Biden Government Will Re-Track But Not Reset China-U.S. Relations: Experts
Joe Biden’s election as the 46th president of the United States is set to reshape Washington’s relationship with China, but is unlikely to bring a total about-face in ongoing tensions, multiple experts told Caixin.
In his first speech as the American president-elect on Saturday, Biden, a former vice president under Barack Obama, promised to unify and “heal” a deeply divided nation battling the deadly coronavirus pandemic, a precarious economic recovery, racial injustice and tempestuous foreign relations.
His conciliatory tone contrasts sharply with outgoing President Donald Trump, whose four years as American commander-in-chief have been marked by disorder and divisiveness. A centerpiece of his administration has also been confrontation with China, who Trump has treated as a major adversary.
Biden’s election is therefore an opportunity to reset America’s tumultuous relationship with the world’s second-largest economy, ties characterized by trade tensions, diplomatic spats and recriminations over China’s handling of the coronavirus pandemic since Trump took office in 2016.
While Biden will probably take a steadier, more coherent approach on China than Trump, the president-elect will hardly go easy on Beijing, experts said. Other observers have previously said that an earlier era of the U.S. treating China as a developing nation is probably finished, and in the future Washington is more likely to view Beijing as a strategic partner, rival or adversary.

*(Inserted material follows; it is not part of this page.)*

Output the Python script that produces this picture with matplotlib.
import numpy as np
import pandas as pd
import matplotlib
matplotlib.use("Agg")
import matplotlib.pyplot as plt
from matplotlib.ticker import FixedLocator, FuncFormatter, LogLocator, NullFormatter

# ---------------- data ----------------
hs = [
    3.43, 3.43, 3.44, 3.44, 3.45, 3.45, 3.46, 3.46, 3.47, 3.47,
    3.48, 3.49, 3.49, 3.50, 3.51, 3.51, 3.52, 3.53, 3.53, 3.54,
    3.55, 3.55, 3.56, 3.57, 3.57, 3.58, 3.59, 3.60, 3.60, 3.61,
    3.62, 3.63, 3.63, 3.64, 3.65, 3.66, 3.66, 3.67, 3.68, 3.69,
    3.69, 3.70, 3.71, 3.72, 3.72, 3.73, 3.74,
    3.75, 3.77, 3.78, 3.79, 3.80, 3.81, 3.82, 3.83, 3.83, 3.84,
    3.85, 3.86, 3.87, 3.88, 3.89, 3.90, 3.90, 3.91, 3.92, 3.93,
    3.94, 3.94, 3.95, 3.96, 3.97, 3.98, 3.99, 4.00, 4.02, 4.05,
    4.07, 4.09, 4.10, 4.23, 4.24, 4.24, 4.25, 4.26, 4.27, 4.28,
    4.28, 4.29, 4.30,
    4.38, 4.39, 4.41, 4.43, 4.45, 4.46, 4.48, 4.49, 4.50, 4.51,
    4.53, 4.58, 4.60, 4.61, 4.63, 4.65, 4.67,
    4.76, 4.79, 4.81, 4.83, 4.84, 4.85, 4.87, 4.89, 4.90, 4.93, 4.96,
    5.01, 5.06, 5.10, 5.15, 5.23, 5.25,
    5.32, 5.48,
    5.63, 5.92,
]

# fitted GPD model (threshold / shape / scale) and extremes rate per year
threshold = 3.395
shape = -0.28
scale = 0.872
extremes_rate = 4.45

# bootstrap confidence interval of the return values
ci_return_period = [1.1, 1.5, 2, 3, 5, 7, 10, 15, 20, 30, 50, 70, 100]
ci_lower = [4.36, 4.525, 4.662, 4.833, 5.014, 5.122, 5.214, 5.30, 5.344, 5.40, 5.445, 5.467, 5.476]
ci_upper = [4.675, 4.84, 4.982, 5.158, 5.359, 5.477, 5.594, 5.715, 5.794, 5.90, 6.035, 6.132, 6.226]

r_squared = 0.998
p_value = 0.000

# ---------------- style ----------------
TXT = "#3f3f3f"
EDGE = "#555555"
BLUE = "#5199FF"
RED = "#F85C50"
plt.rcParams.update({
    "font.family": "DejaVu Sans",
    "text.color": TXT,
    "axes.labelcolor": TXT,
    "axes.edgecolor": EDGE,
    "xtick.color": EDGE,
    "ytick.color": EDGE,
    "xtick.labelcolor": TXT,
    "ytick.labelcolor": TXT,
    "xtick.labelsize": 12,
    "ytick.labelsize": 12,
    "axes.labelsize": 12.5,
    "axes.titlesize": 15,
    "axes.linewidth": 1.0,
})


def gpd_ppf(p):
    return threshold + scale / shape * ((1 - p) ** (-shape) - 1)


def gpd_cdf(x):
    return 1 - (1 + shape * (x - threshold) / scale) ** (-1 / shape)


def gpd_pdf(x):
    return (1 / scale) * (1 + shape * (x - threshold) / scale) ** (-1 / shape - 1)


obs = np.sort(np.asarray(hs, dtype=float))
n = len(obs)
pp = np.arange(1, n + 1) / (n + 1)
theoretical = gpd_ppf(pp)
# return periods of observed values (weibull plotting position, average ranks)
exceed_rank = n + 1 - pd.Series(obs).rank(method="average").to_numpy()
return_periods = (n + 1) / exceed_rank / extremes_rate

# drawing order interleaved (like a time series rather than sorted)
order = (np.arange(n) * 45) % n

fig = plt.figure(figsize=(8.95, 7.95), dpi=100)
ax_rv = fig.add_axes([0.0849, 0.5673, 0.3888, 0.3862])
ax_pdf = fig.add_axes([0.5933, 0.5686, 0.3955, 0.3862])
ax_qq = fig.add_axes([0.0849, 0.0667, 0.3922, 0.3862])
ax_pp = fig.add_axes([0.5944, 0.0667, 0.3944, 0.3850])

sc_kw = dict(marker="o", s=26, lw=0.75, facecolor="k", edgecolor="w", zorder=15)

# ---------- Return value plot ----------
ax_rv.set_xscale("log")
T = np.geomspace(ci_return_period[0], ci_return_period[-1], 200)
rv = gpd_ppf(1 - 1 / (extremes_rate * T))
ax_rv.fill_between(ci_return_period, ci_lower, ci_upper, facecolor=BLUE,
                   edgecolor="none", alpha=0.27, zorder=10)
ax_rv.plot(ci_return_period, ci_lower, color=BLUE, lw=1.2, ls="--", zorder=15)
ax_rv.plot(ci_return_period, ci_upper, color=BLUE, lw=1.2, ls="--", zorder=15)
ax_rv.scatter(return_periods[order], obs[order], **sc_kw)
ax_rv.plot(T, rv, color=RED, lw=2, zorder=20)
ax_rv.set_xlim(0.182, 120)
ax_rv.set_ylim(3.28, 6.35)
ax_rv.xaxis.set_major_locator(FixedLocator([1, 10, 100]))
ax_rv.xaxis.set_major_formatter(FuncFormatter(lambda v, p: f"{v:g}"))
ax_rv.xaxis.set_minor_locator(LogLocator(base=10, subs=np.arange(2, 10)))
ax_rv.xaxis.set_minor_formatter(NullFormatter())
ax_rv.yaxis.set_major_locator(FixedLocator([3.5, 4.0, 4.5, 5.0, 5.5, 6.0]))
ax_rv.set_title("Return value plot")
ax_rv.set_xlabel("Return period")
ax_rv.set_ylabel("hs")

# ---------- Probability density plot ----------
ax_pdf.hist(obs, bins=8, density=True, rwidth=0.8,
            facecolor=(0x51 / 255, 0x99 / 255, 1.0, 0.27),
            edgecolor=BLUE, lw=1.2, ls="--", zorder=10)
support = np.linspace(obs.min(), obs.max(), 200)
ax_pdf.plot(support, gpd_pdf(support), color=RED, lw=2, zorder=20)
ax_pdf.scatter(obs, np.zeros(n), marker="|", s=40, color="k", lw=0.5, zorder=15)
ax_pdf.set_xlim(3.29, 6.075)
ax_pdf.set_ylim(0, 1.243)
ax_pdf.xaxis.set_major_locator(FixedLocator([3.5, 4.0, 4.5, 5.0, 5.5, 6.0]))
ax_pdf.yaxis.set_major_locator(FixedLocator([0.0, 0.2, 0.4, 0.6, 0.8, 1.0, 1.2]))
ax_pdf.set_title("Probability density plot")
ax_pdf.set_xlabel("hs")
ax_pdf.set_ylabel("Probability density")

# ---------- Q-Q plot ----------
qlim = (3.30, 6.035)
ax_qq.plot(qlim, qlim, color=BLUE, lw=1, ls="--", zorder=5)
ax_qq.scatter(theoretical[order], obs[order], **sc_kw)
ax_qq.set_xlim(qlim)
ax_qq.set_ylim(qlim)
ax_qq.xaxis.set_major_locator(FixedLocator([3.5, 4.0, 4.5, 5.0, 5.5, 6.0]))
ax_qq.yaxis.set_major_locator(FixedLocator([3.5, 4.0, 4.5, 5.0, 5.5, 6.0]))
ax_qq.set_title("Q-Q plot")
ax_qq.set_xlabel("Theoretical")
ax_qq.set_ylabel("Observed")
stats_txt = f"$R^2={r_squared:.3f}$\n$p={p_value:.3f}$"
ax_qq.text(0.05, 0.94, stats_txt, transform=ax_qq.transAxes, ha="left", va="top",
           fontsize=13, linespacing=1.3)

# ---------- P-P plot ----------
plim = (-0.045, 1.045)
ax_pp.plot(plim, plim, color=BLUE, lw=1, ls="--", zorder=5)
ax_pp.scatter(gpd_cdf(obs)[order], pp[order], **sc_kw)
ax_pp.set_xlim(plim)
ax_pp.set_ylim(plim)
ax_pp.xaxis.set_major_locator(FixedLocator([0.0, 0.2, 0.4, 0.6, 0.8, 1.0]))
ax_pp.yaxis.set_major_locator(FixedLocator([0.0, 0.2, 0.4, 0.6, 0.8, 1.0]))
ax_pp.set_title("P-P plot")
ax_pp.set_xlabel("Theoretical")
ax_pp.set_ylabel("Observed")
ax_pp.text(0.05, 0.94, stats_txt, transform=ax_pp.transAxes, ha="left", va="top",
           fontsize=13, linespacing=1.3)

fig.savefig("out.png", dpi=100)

Biden has criticized Trump’s trade tariffs on China as arbitrary and counterproductive, and thus some have said he could roll back some or all of those.
But he has also previously warned that China’s aggressive global investments in energy, infrastructure and technology threaten to leave America behind. Many have argued in the past that China’s global investments in those areas are anti-competitive because most involve big state-owned enterprises that often put government priorities ahead of commercial factors.
Biden has also argued that the U.S. should reduce its reliance on international supply chains, in part to combat “risks from China.” Many companies’ reliance on Chinese suppliers came into sharp focus during the early stages of the global pandemic, since their supply chains were frequently disrupted when China shut down most of its factories in the first part of this year.
Biden’s emphasis on restoring American manufacturing and research is rooted in his Democratic Party’s recent reflections on the country’s lack of comprehensive policy on the matter — an area where it differs strongly with China, said Jacques DeLisle, deputy director of the Center for the Study of Contemporary China at the University of Pennsylvania.
Biden’s support for American self-strengthening and a more active role for the government in economic policy may make the U.S. appear, in one sense, more similar to China, he said.
Last month, the Brookings Institute, a U.S. think tank, said in a list of foreign policy recommendations that the next president should enhance American influence in the Asia-Pacific by rejoining the Comprehensive and Progressive Agreement for Trans-Pacific Partnership (CPTPP), a major trade treaty between 11 countries in the region.
However, several experts interviewed by Caixin said that the likely Republican-controlled Senate, which must ratify any such treaty, plus rising criticism that such free trade agreements are disadvantageous to American businesses and workers, make such a move politically unfeasible.
Orville Schell, director of the Asia Society’s Center on U.S.-China Relations, said a Biden victory will likely signal a return to the principle of “reciprocity” on issues including trade, press relations and cultural interactions with China.
For now, however, Biden’s China policy is likely to focus on strengthening multilateral pressure on Beijing to shore up American supremacy in key areas, while also recognizing that the two nations need to cooperate more deeply on shared threats like the pandemic, climate change and nuclear proliferation, experts said.
Antony Blinken, a former U.S. deputy secretary of state and a longtime Biden advisor, said in an interview that Trump’s poor performance in office had actually helped China to advance some of its strategic goals, such as weakening U.S. alliances and dulling the attractiveness of American-style democracy around the world.
For Biden and his team, the challenge from Beijing stems not from China’s strengths, but from America’s own weaknesses, Blinken said.
Nonetheless, the era of dovish American policy toward China is probably not coming back, multiple experts told Caixin.
Michael J. Green, the senior vice president for Asia and Japan chair at the Center for Strategic and International Studies, an American think tank, said many younger Democrats that could make up “80% to 90%” of the Biden administration see China as a strategic rival and favor stronger cooperation with traditional U.S. allies.